The format was clean and easy to follow: two U.S. teams (USA Stars and USA Stripes) and one international group (Team World) played four 12-minute games, with round-robin results determining the two finalists and point differential serving as the first tiebreaker if teams finished 1–1. The structure mattered because it created natural urgency; short games, immediate consequences, and no time to “coast into it.”
It showed up right away in the basketball. Game 1 went to overtime, with USA Stars edging Team World 37–35. The overtime wrinkle wasn’t just novelty; it was proof that teams cared enough to play a possession-to-possession finish. In that opener, Anthony Edwards hit a late three to force the extra session, and Scottie Barnes knocked down the game-winning triple.
Game 2 delivered the kind of ending the league wants on this stage: USA Stripes beat USA Stars 42–40, with De’Aaron Fox hitting a buzzer-beating three to win it. A single make deciding a game is not new, but the stakes felt new, because every point and every result fed directly into whether a team would even reach the championship.

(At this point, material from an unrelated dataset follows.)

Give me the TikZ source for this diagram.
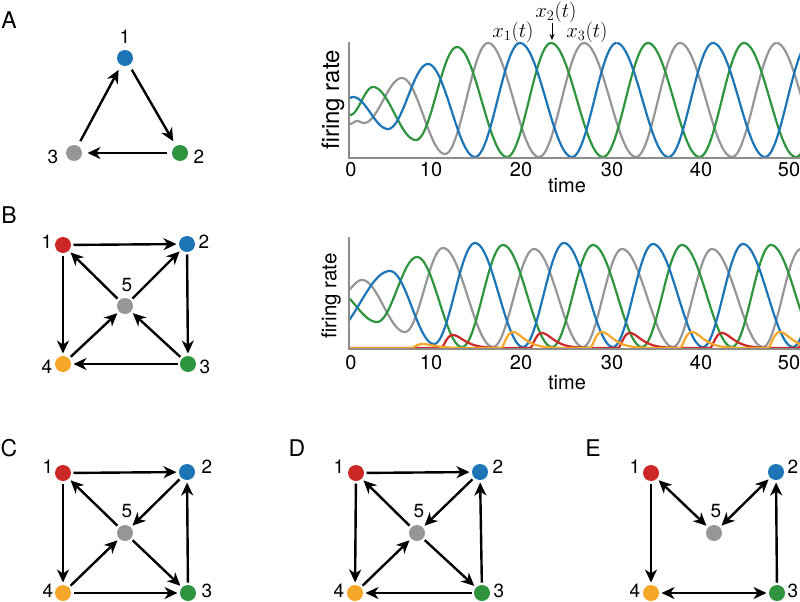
\documentclass[tikz,border=0pt]{standalone}
\usepackage{fontspec}
\setmainfont{TeX Gyre Heros}
\usetikzlibrary{arrows.meta}
\definecolor{cblue}{RGB}{28,117,182}
\definecolor{cgreen}{RGB}{46,148,62}
\definecolor{cgray}{RGB}{150,150,152}
\definecolor{cred}{RGB}{204,40,40}
\definecolor{corange}{RGB}{246,166,40}
\definecolor{axisgray}{RGB}{140,140,140}
\newcommand\wavecurve[4]{%
  \foreach \wxb/\wyb [remember=\wxb as \wxa (initially #2), remember=\wyb as \wya (initially #3)] in {#4}{%
    \draw[#1] plot[variable=\t, domain=0:1, samples=30] ({\wxa+(\wxb-\wxa)*\t}, {\wya+(\wyb-\wya)*(1-cos(180*\t))/2});
  }%
}
\tikzset{
  nd/.style={circle, fill=#1, minimum size=16pt, inner sep=0pt, outer sep=2.5pt},
  ed/.style={line width=2.4pt, -{Stealth[length=13pt,width=12pt,inset=4pt]}},
  bd/.style={line width=2.4pt, {Stealth[length=13pt,width=12pt,inset=4pt]}-{Stealth[length=13pt,width=12pt,inset=4pt]}},
  nlab/.style={font=\fontsize{19}{22}\selectfont, inner sep=0pt},
  panel/.style={font=\fontsize{23}{26}\selectfont, inner sep=0pt},
  ticklab/.style={font=\fontsize{20}{23}\selectfont, inner sep=0pt},
  curve/.style={line width=2.2pt},
  axisline/.style={axisgray, line width=1.4pt},
}
\begin{document}
\begin{tikzpicture}[x=1pt,y=-1pt,
  declare function={bump(\s)=(min(max(\s,0),80)/12)*(min(max(\s,0),80)/12)*exp(2-min(max(\s,0),80)/6);}]
\useasboundingbox (0,0) rectangle (800,602);

% ---------- panel letters
\node[panel] (pA) at (9,20) {A};
\node[panel] (pB) at (9,215) {B};
\node[panel] (pC) at (9,448) {C};
\node[panel] (pD) at (297,448) {D};
\node[panel] (pE) at (593,448) {E};

% ---------- graph A
\node[nd=cblue]  (a1) at (125,58) {};
\node[nd=cgreen] (a2) at (180,153) {};
\node[nd=cgray]  (a3) at (74,153) {};
\node[nlab] (la1) at (125,37) {1};
\node[nlab] (la2) at (199,157) {2};
\node[nlab] (la3) at (53,157) {3};
\draw[ed, shorten <=3pt, shorten >=3pt] (a1) -- (a2);
\draw[ed, shorten <=3pt, shorten >=3pt] (a2) -- (a3);
\draw[ed, shorten <=3pt, shorten >=3pt] (a3) -- (a1);

% ---------- graph B
\node[nd=cred]    (b1) at (63,245) {};
\node[nd=cblue]   (b2) at (187,244) {};
\node[nd=cgreen]  (b3) at (188,364) {};
\node[nd=corange] (b4) at (63,364) {};
\node[nd=cgray]   (b5) at (125,306) {};
\node[nlab] (lb1) at (47,242) {1};
\node[nlab] (lb2) at (204,242) {2};
\node[nlab] (lb3) at (205,367) {3};
\node[nlab] (lb4) at (47,367) {4};
\node[nlab] (lb5) at (127,285) {5};
\draw[ed] (b1) -- (b2);
\draw[ed] (b1) -- (b4);
\draw[ed] (b2) -- (b3);
\draw[ed] (b3) -- (b4);
\draw[ed] (b5) -- (b1);
\draw[ed] (b5) -- (b2);
\draw[ed] (b4) -- (b5);
\draw[ed] (b3) -- (b5);

% ---------- graph C
\node[nd=cred]    (c1) at (63,473) {};
\node[nd=cblue]   (c2) at (187,472) {};
\node[nd=cgreen]  (c3) at (188,593) {};
\node[nd=corange] (c4) at (63,593) {};
\node[nd=cgray]   (c5) at (125,533) {};
\node[nlab] (lc1) at (48,467) {1};
\node[nlab] (lc2) at (207,467) {2};
\node[nlab] (lc3) at (207,591) {3};
\node[nlab] (lc4) at (48,591) {4};
\node[nlab] (lc5) at (127,511) {5};
\draw[ed] (c1) -- (c2);
\draw[ed] (c1) -- (c4);
\draw[ed] (c5) -- (c1);
\draw[ed] (c2) -- (c5);
\draw[ed] (c4) -- (c5);
\draw[ed] (c5) -- (c3);
\draw[ed] (c4) -- (c3);
\draw[ed] (c3) -- (c2);

% ---------- graph D
\node[nd=cred]    (d1) at (356,473) {};
\node[nd=cblue]   (d2) at (480,472) {};
\node[nd=cgreen]  (d3) at (482,593) {};
\node[nd=corange] (d4) at (355,593) {};
\node[nd=cgray]   (d5) at (417,533) {};
\node[nlab] (ld1) at (339,467) {1};
\node[nlab] (ld2) at (498,467) {2};
\node[nlab] (ld3) at (499,591) {3};
\node[nlab] (ld4) at (339,591) {4};
\node[nlab] (ld5) at (419,511) {5};
\draw[ed] (d1) -- (d2);
\draw[ed] (d1) -- (d4);
\draw[ed] (d5) -- (d1);
\draw[ed] (d2) -- (d5);
\draw[ed] (d4) -- (d5);
\draw[ed] (d5) -- (d3);
\draw[ed] (d3) -- (d4);
\draw[ed] (d3) -- (d2);

% ---------- graph E
\node[nd=cred]    (e1) at (651,473) {};
\node[nd=cblue]   (e2) at (776,472) {};
\node[nd=cgreen]  (e3) at (777,593) {};
\node[nd=corange] (e4) at (651,593) {};
\node[nd=cgray]   (e5) at (714,533) {};
\node[nlab] (le1) at (635,467) {1};
\node[nlab] (le2) at (793,467) {2};
\node[nlab] (le3) at (793,591) {3};
\node[nlab] (le4) at (635,591) {4};
\node[nlab] (le5) at (716,511) {5};
\draw[ed] (e1) -- (e4);
\draw[bd] (e1) -- (e5);
\draw[bd] (e5) -- (e2);
\draw[bd] (e4) -- (e3);
\draw[ed] (e3) -- (e2);

% ---------- plot A
\begin{scope}
\clip (349,0) rectangle (800,162);
\wavecurve{curve,cgray}{350}{124}{357/121, 364/123, 402/78, 445/154, 488/43, 539/157, 584/43, 636/157, 680/43, 732/157, 776.5/43, 828/157}
\wavecurve{curve,cgreen}{350}{115}{373/87, 416/140, 457/47, 507/157, 551/43, 603/157, 648/43, 699.5/157, 744/43, 796/157, 840/43}
\wavecurve{curve,cblue}{346}{100}{353/97, 388/129, 428/64, 475/157, 520/43, 572/157, 616.5/43, 668.5/157, 713/43, 765/157, 809.5/43}
\end{scope}
\draw[axisline] (349,42) -- (349,158) -- (800,158);
\foreach \v/\xx in {0/351,10/431,20/521,30/612,40/701,50/789}
  \node[ticklab] (tA\v) at (\xx,170) {\v};
\node[ticklab] (timeA) at (567,186) {time};
\node[ticklab, font=\fontsize{24}{26}\selectfont, rotate=90] (frA) at (333,100) {firing rate};
\node[font=\fontsize{20}{24}\selectfont, inner sep=0pt] (x1) at (513,32) {$x_1(t)$};
\node[font=\fontsize{20}{24}\selectfont, inner sep=0pt] (x2) at (556,12) {$x_2(t)$};
\node[font=\fontsize{20}{24}\selectfont, inner sep=0pt] (x3) at (587,32) {$x_3(t)$};
\coordinate (x2top) at (552,23);
\coordinate (x2bot) at (552,40);
\draw[line width=1pt, -{Stealth[length=6pt,width=5pt]}] (x2top) -- (x2bot);

% ---------- plot B
\begin{scope}
\clip (349,200) rectangle (800,352);
\wavecurve{curve,cgray}{342}{294}{362/280, 405/332, 443/248, 493/347, 534/249, 583/347, 622/249, 673/347, 712/249, 763/347, 801/249}
\wavecurve{curve,cgreen}{335}{290}{377/322, 417/257, 462/347, 503/245, 552/347, 593/245, 642/347, 682/245, 732/347, 771/245, 821/347}
\wavecurve{curve,cblue}{330}{335}{390/271, 434/344, 475/243, 523/347, 564/243, 613/347, 653/244, 703/347, 743/244, 793/347, 833/244}
\draw[curve,cred] plot[variable=\t, domain=349:800, samples=451] (\t, {348 - 13*bump(\t-441) - 15*bump(\t-530) - 15*bump(\t-618) - 15*bump(\t-710) - 15*bump(\t-798)});
\draw[curve,corange] plot[variable=\t, domain=349:800, samples=451] (\t, {348 - 4*bump(\t-411) - 16*bump(\t-501) - 16*bump(\t-590) - 16*bump(\t-680) - 16*bump(\t-768)});
\end{scope}
\draw[axisline] (349,237) -- (349,349) -- (800,349);
\foreach \v/\xx in {0/351,10/431,20/521,30/612,40/701,50/789}
  \node[ticklab] (tB\v) at (\xx,363) {\v};
\node[ticklab] (timeB) at (567,383) {time};
\node[ticklab, font=\fontsize{20.5}{24}\selectfont, rotate=90] (frB) at (331,296) {firing rate};
\end{tikzpicture}
\end{document}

Game 3 might have been the clearest illustration of how the format reintroduced intensity without forcing it. With Team World facing elimination, USA Stripes won 48–45 behind a dominant performance from Kawhi Leonard, who scored 31 points in the game and hit a go-ahead three with 3.5 seconds left. That win knocked Team World out and sent USA Stripes into the final.

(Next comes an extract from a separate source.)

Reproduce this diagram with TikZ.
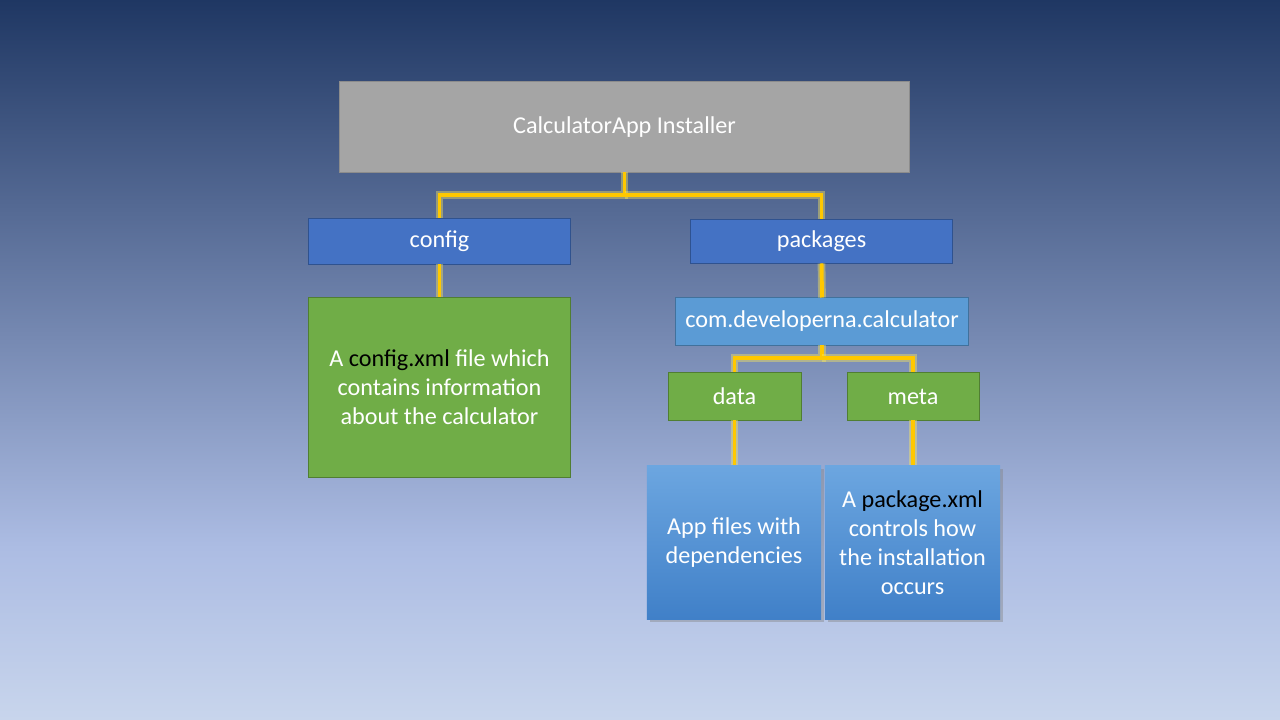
\documentclass[tikz,border=0pt]{standalone}
\usepackage{fontspec}
\setmainfont{Carlito}
\usetikzlibrary{shadows}

\definecolor{bgtop}{RGB}{31,55,99}
\definecolor{bgmid}{RGB}{172,188,227}
\definecolor{bgbot}{RGB}{200,213,236}
\definecolor{gryfill}{RGB}{165,165,165}
\definecolor{gryline}{RGB}{140,140,140}
\definecolor{bluefill}{RGB}{68,114,196}
\definecolor{blueline}{RGB}{47,82,143}
\definecolor{lbluefill}{RGB}{91,155,213}
\definecolor{lblueline}{RGB}{65,113,156}
\definecolor{grnfill}{RGB}{112,173,71}
\definecolor{grnline}{RGB}{80,126,50}
\definecolor{gradtop}{RGB}{108,166,224}
\definecolor{gradbot}{RGB}{64,128,200}
\definecolor{linkc}{RGB}{255,200,0}
\definecolor{glowc}{RGB}{255,235,90}

\pgfdeclareverticalshading{bgshade}{100bp}{color(0bp)=(bgbot); color(25bp)=(bgbot);
  color(37bp)=(bgmid); color(75bp)=(bgtop); color(100bp)=(bgtop)}

\tikzset{
  box/.style={draw, rectangle, text=white, align=center, inner sep=0pt,
    font=\fontsize{17.2}{20.6}\selectfont, line width=0.7pt},
  graybox/.style={box, fill=gryfill, draw=gryline},
  bluebox/.style={box, fill=bluefill, draw=blueline},
  lbluebox/.style={box, fill=lbluefill, draw=lblueline},
  grnbox/.style={box, fill=grnfill, draw=grnline},
  gradbox/.style={box, draw=none, top color=gradtop, bottom color=gradbot,
    drop shadow={shadow xshift=2pt, shadow yshift=-2pt, opacity=0.4}},
  link/.style={draw=linkc, line width=2.8pt,
    preaction={draw=glowc, line width=5.5pt, opacity=0.4}}
}
\newcommand{\xmlname}[1]{\textcolor{black}{#1}}

\begin{document}
\begin{tikzpicture}[x=0.025cm, y=0.025cm]

    \shade[shading=bgshade] (0, 0) rectangle (1280, 720);
    \useasboundingbox (0, 0) rectangle (1280, 720);

    \node[graybox, minimum width=14.225cm, minimum height=2.25cm] (inst) at (624.5, 593) {CalculatorApp Installer};

    \node[bluebox, minimum width=6.525cm, minimum height=1.125cm] (cfg) at (439.5, 478.5) {config};
    \node[bluebox, minimum width=6.525cm, minimum height=1.075cm] (pkgs) at (821.5, 478.5) {packages};

    \node[grnbox, minimum width=6.525cm, minimum height=4.475cm] (cfgtxt) at (439.5, 332.5)
        {A \xmlname{config.xml} file which\\contains information\\about the calculator};

    \node[lbluebox, minimum width=7.3cm, minimum height=1.175cm] (calc) at (822, 398.5) {com.developerna.calculator};

    \node[grnbox, minimum width=3.325cm, minimum height=1.175cm] (data) at (734.5, 323.5) {data};
    \node[grnbox, minimum width=3.3cm, minimum height=1.175cm] (meta) at (913, 323.5) {meta};

    \node[gradbox, minimum width=4.35cm, minimum height=3.825cm] (appf) at (734, 177.5)
        {App files with\\dependencies};
    \node[gradbox, minimum width=4.375cm, minimum height=3.825cm] (pkgx) at (912.5, 177.5)
        {A \xmlname{package.xml}\\controls how\\the installation\\occurs};

    \coordinate (j1) at (624.5, 525);
    \coordinate (j2) at (822, 362);

    \path[link] (inst.south) -- (j1) -| (cfg.north);
    \path[link] (j1) -| (pkgs.north);
    \path[link] (cfg.south) -- (cfgtxt.north);
    \path[link] (pkgs.south) -- (calc.north);
    \path[link] (calc.south) -- (j2) -| (data.north);
    \path[link] (j2) -| (meta.north);
    \path[link] (data.south) -- (appf.north -| data.south);
    \path[link] (meta.south) -- (pkgx.north -| meta.south);

  \end{tikzpicture}
\end{document}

Only the championship was lopsided. USA Stars beat USA Stripes 47–21 to take the title. The blowout is the lone stain on an otherwise tight night, but it also underlined something important: the earlier games had been compelling enough that the final didn’t define the format. Every game except the championship was decided by one possession, which is exactly the kind of competitive texture the NBA has been chasing.

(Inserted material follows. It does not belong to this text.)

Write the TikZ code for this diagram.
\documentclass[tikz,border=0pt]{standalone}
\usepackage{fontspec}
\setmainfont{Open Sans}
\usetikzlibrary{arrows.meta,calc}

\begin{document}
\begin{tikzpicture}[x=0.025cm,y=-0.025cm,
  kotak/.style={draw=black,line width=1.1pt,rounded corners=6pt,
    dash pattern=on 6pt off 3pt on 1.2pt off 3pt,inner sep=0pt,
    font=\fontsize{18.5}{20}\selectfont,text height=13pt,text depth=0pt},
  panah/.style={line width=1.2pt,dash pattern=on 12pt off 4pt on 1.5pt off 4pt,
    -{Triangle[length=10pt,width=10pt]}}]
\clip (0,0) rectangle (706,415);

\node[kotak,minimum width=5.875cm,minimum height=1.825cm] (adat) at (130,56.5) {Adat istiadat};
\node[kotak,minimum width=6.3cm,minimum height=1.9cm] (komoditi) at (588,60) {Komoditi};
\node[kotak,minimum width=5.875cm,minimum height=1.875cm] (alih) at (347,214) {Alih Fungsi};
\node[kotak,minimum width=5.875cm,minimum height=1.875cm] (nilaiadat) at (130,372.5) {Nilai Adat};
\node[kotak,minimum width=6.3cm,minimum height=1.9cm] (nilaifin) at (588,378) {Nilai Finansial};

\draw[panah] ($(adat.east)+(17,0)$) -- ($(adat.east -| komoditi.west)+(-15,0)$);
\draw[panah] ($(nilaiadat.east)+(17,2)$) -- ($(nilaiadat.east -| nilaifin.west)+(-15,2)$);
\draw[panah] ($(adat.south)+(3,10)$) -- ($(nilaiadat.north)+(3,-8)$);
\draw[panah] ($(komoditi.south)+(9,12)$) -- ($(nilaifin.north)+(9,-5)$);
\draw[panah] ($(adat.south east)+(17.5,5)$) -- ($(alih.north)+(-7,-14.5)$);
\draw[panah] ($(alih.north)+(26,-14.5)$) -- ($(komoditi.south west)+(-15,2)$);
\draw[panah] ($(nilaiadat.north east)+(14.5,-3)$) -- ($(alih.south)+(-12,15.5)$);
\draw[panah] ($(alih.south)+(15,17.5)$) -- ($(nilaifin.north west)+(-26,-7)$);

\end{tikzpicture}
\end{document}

Edwards, fittingly, became the face of the new look. He won the Kobe Bryant All-Star MVP award after scoring 32 points across three games as USA Stars captured the championship. The league’s own recap framed it simply: Edwards’ production, spread over multiple short games with real scoreboard pressure, helped swing the night, and that’s precisely what this format is designed to reward.
So why did this work when so many tweaks have struggled? First, the games were short enough to feel urgent but long enough to produce rhythm. Second, the round-robin created a clear incentive to defend and close possessions, not because anyone needed a lecture about “competing,” but because it was the most direct way to advance. And third, the USA vs. World framing gave the night a built-in edge: it wasn’t just “your team vs. my team,” it was identity, pride, and a simple storyline viewers could track immediately.
The early reaction reflected that. Players gave noticeably more effort at both ends than fans have come to expect from modern All-Star games, calling the new format an upgrade because it produced multiple stretches of real basketball rather than a single long runway to a fourth-quarter cameo of defense.
The NBA will keep tinkering, it always does, but the 2026 All-Star Game offered something the event has been missing: stakes that didn’t feel artificial. For one night, the league didn’t have to beg for competitiveness. It built a structure where competitiveness made sense.